All experimental results discussed here are for samples of identical mass distribution (Mn = 151 ± 5 kDa, Mw = 165 ± 2 kDa) sheared at 10 °C to minimize thermal remodeling; see Supplementary Fig. 7 and accompanying text for a brief discussion of the results at other temperatures and for other initial mass distributions. Each sample was repeatedly passed through a 1 × 10 mm (dia. × length) capillary at a constant velocity and frequency in either nitrogen atmosphere or dry air (see Methods and Supplementary Information for further details). We continuously recorded the applied force (Supplementary Fig. 6) and periodically sampled the material for analysis by size-exclusion chromatography (SEC) and spectrophotometry. In addition to neat copolymer, we sheared samples containing a dissolved radical scavenger, T (at 10, 20 and 100 mM for anaerobic experiments and 20 mM for aerobic shearing, Fig. 1) and a common antioxidant additive, AH (at 20 mM for anaerobic and 20 and 200 mM for aerobic experiments). T-containing samples allowed us to understand the relative contributions of chains of different mass and topology to remodeling kinetics. We quantified the effects of O2 and the antioxidant (AH) on the remodeling mechanism because constructive remodeling needs to operate in the presence of either solute to be practical. In our experiments the concentration of AH was up to 20 times greater than that used in commercial polymers to maximize its mechanistic effects. Because chain/chain additions produce complex mixtures of chains of different topology, the true mass distribution of a sheared material is accessible only from simulations41 as described below.

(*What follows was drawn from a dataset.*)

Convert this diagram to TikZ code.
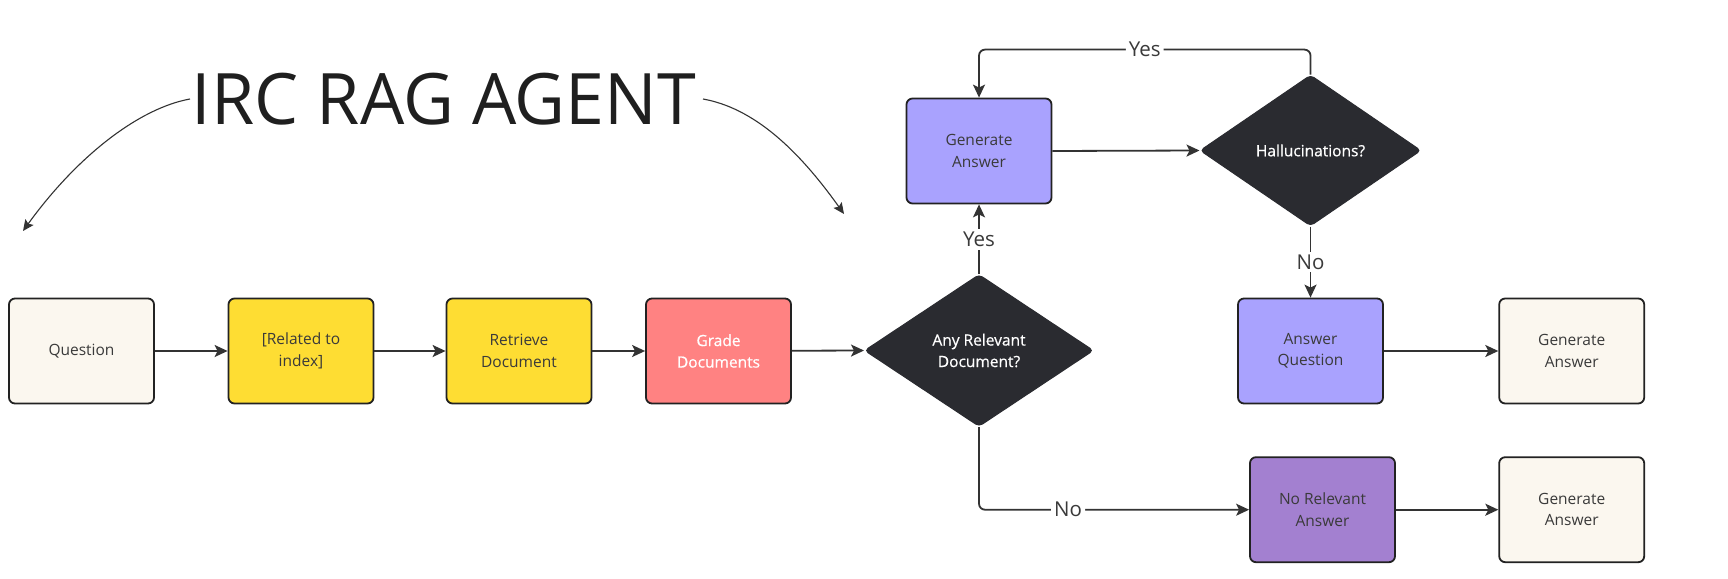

Here all reported measured molar masses are apparent: for linear chains, the true and apparent masses are identical, whereas branched chains of the same hydrodynamic radius have the same apparent mass irrespective of their microstructures and masses.

Apparent molar mass distributions (aMMDs) of sheared samples demonstrate accumulation of chains with masses both smaller and larger that the initial chains under all studied conditions (Fig. 2a and Supplementary Fig. 10), suggesting that chains both fracture and the resulting macroradicals add to surrounding chains. In all samples the distribution of the low-mass product fraction was centered at the mass approximately half that of the initial sample, as is commonly observed in bulk samples under diverse loads1,2. Compared to anaerobically sheared neat copolymer, changes in the apparent weight-average mass, aMw of all other sheared samples (Fig. 2b) along with their bifurcated aMMDs (Supplementary Fig. 10) suggest that O2, T, and AH suppress but do not eliminate the C–C bond regeneration even at the highest concentrations employed (0.1 and 0.2 M for T and AH, respectively).

Fig. 2: Summary of experimental results.
figure 2

a Changes in the mass fraction of chains of each apparent mass relative to that in the initial sample of neat copolymer sheared under N2 (see Supplementary Figs. 10, 11 for all absolute and differential aMMDs and Supplementary Figs. 1214 for corresponding SECs). b Changes of apparent Mw of sheared samples. c The concentration of polymer-bound T or OOH moieties, [Xpoly], (filled and open circles, respectively), as a function of the number of shearing cycles. Note that for aerobically sheared T-containing sample, only [Tpoly] was measured. Data sets not individually labelled in (b, c) are identified in the legend at the top of (b). The error bars define the 2σ confidence intervals. d The number of polymer-bound T moieties per styrene, [Tpoly]/[styrene], for chains of each apparent mass in anaerobically sheared copolymer containing 100 mM T (see Supplementary Fig. 16 for the other samples). The low [Tpoly]/[styrene] ratios at 160–200 kDa reflect the dominance of intact chains at these masses. All data illustrated here and the SI is provided in the Supplementary Data file (see data availability statement).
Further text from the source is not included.